# [RECORDED DATA]
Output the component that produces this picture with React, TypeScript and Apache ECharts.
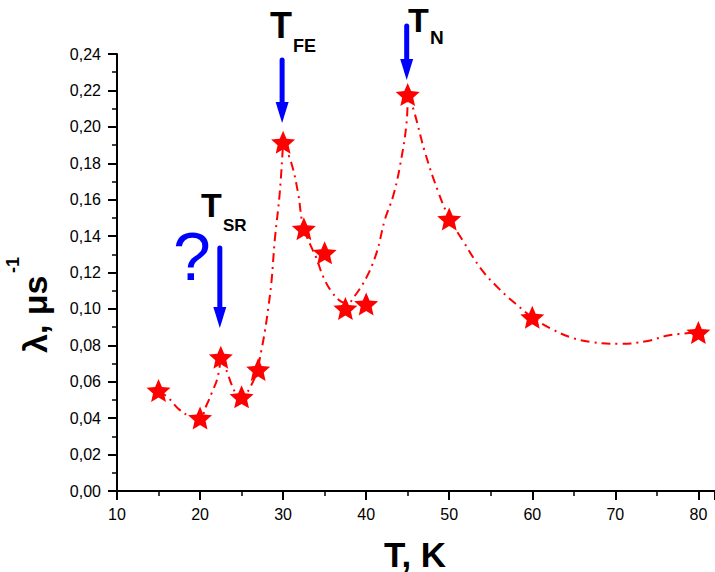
import React, { useEffect, useRef } from 'react';
import * as echarts from 'echarts';

// measured points (T in K, lambda in us^-1)
const temps = [15, 20, 22.5, 25, 27, 30, 32.5, 35, 37.5, 40, 45, 50, 60, 80];
const lambdas = [0.0552, 0.0401, 0.0735, 0.0517, 0.0667, 0.1915, 0.144, 0.1308, 0.1002, 0.1027, 0.2177, 0.1494, 0.0954, 0.0871];

// guide-to-the-eye curve, in four pieces
const fitAX = [15, 16.2, 17.5, 18.8, 20, 20.8, 21.4, 22.1, 22.5];
const fitAY = [0.0552, 0.0511, 0.0447, 0.0412, 0.0405, 0.0474, 0.0538, 0.0621, 0.0735];
const fitBX = [22.5, 23.3, 23.8, 24.4, 25, 25.5, 26.1, 26.8, 27.4, 27.8, 28.2, 28.6, 29.0, 29.6, 30];
const fitBY = [0.0735, 0.0648, 0.0584, 0.053, 0.051, 0.053, 0.0575, 0.0648, 0.0776, 0.0877, 0.1, 0.115, 0.138, 0.164, 0.1915];
const fitCX = [30, 31.0, 31.8, 32.4, 33.2, 34.0, 34.8, 35.8, 37.0, 37.8, 38.6, 40.0, 41.25, 42.25, 43.25, 44.05, 44.86, 45];
const fitCY = [0.1915, 0.18, 0.1637, 0.1454, 0.136, 0.128, 0.118, 0.1097, 0.104, 0.1033, 0.107, 0.117, 0.1308, 0.149, 0.162, 0.178, 0.202, 0.2177];
const fitDX = [45, 45.7, 47.1, 48.7, 50, 51.7, 53.9, 56.1, 58.1, 60, 62.5, 64.9, 67.3, 70.5, 73.7, 76.5, 80];
const fitDY = [0.2177, 0.2095, 0.1857, 0.164, 0.15, 0.137, 0.1216, 0.1106, 0.1024, 0.0954, 0.0886, 0.084, 0.0817, 0.0808, 0.0822, 0.0855, 0.0871];

// annotated transitions
const arrowTemps = [22.5, 30, 45];

const FONT = '"Liberation Sans", Arial, sans-serif';
const RED = '#ff0000';
const BLUE = '#0000ff';

function starPath(): string {
  const pts: string[] = [];
  for (let i = 0; i < 10; i++) {
    const r = i % 2 === 0 ? 50 : 23;
    const a = -Math.PI / 2 + (i * Math.PI) / 5;
    pts.push(`${(50 + r * Math.cos(a)).toFixed(2)} ${(50 + r * Math.sin(a)).toFixed(2)}`);
  }
  return 'path://M' + pts.join(' L') + ' Z';
}

function pairs(xs: number[], ys: number[]) {
  return xs.map((x, i) => [x, ys[i]]);
}

export default function App() {
  const ref = useRef<HTMLDivElement>(null);
  useEffect(() => {
    if (!ref.current) return;
    const chart = echarts.init(ref.current, undefined, { renderer: 'svg' });
    const fitLine = (xs: number[], ys: number[]) => ({
      type: 'line',
      data: pairs(xs, ys),
      showSymbol: false,
      smooth: 0.4,
      silent: true,
      z: 2,
      lineStyle: { color: RED, width: 2, type: [9, 5, 2, 5] },
    });
    chart.setOption({
      animation: false,
      grid: { left: 117, right: 0, top: 54, bottom: 81 },
      xAxis: {
        type: 'value',
        min: 10,
        max: 82,
        interval: 10,
        splitLine: { show: false },
        axisLine: { lineStyle: { color: '#000', width: 2 } },
        axisTick: { show: true, inside: false, length: 9, lineStyle: { color: '#000', width: 2 } },
        minorTick: { show: true, splitNumber: 2, length: 5, lineStyle: { color: '#000', width: 1.5 } },
        axisLabel: {
          margin: 15,
          fontFamily: FONT,
          fontSize: 16,
          color: '#000',
          showMaxLabel: false,
          formatter: (v: number) => (v % 10 === 0 ? String(v) : ''),
        },
      },
      yAxis: {
        type: 'value',
        min: 0,
        max: 0.24,
        interval: 0.02,
        splitLine: { show: false },
        axisLine: { lineStyle: { color: '#000', width: 2 } },
        axisTick: { show: true, inside: false, length: 9, lineStyle: { color: '#000', width: 2 } },
        minorTick: { show: true, splitNumber: 2, length: 5, lineStyle: { color: '#000', width: 1.5 } },
        axisLabel: {
          margin: 16,
          fontFamily: FONT,
          fontSize: 16,
          color: '#000',
          formatter: (v: number) => v.toFixed(2).replace('.', ','),
        },
      },
      series: [
        fitLine(fitAX, fitAY),
        fitLine(fitBX, fitBY),
        fitLine(fitCX, fitCY),
        fitLine(fitDX, fitDY),
        {
          type: 'scatter',
          data: pairs(temps, lambdas),
          symbol: starPath(),
          symbolSize: [24, 23],
          itemStyle: { color: RED, opacity: 1 },
          z: 5,
        },
      ],
    });

    const arrowTop = [248, 60, 26];
    const arrowTip = [328, 123, 80];
    const arrows: any[] = [];
    arrowTemps.forEach((t, i) => {
      const px = chart.convertToPixel({ gridIndex: 0 }, [t, 0])[0] - 1;
      const tip = arrowTip[i];
      const base = tip - 21;
      arrows.push({
        type: 'line',
        shape: { x1: px, y1: arrowTop[i], x2: px, y2: base + 2 },
        style: { stroke: BLUE, lineWidth: 5, lineCap: 'round' },
        z: 10,
      });
      arrows.push({
        type: 'polygon',
        shape: { points: [[px - 6.5, base], [px + 6.5, base], [px, tip]] },
        style: { fill: BLUE },
        z: 10,
      });
    });

    const txt = (text: string, x: number, y: number, size: number, opts: any = {}) => ({
      type: 'text',
      x,
      y,
      z: 10,
      style: {
        text,
        font: `${opts.weight ?? 'bold'} ${size}px ${FONT}`,
        fill: opts.fill ?? '#000',
        textAlign: opts.align ?? 'left',
        textVerticalAlign: opts.valign ?? 'middle',
      },
    });

    chart.setOption({
      graphic: [
        ...arrows,
        txt('T', 270, 25, 36),
        txt('FE', 293, 46, 18),
        txt('T', 408, 3, 34, { valign: 'top' }),
        txt('N', 430, 37, 19),
        txt('T', 201, 205, 34),
        txt('SR', 223, 225, 17),
        txt('?', 192, 256, 68, { weight: 'normal', fill: BLUE, align: 'center' }),
        txt('T, K', 415, 554, 35, { align: 'center' }),
        {
          type: 'group',
          x: 35,
          y: 353,
          rotation: Math.PI / 2,
          z: 10,
          children: [
            {
              type: 'text',
              x: 0,
              y: 0,
              style: { text: 'λ, μs', font: `bold 34px ${FONT}`, fill: '#000', textAlign: 'left', textVerticalAlign: 'middle' },
            },
            {
              type: 'text',
              x: 80,
              y: -22,
              style: { text: '-1', font: `bold 18px ${FONT}`, fill: '#000', textAlign: 'left', textVerticalAlign: 'middle' },
            },
          ],
        },
      ],
    });

    return () => chart.dispose();
  }, []);
  return (
    <div
      ref={ref}
      style={{ position: 'fixed', left: 0, top: 0, width: 715, height: 572, background: '#fff' }}
    />
  );
}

# [PROMPT]
Return exactly what appears from the opening line of the material through the line with "0.1494, 0.0954, 0.0871];", apart from the pictures.

# [SOLUTION TO THIS EXERCISE]
Output the component that produces this picture with React, TypeScript and Apache ECharts.
import React, { useEffect, useRef } from 'react';
import * as echarts from 'echarts';

// measured points (T in K, lambda in us^-1)
const temps = [15, 20, 22.5, 25, 27, 30, 32.5, 35, 37.5, 40, 45, 50, 60, 80];
const lambdas = [0.0552, 0.0401, 0.0735, 0.0517, 0.0667, 0.1915, 0.144, 0.1308, 0.1002, 0.1027, 0.2177, 0.1494, 0.0954, 0.0871];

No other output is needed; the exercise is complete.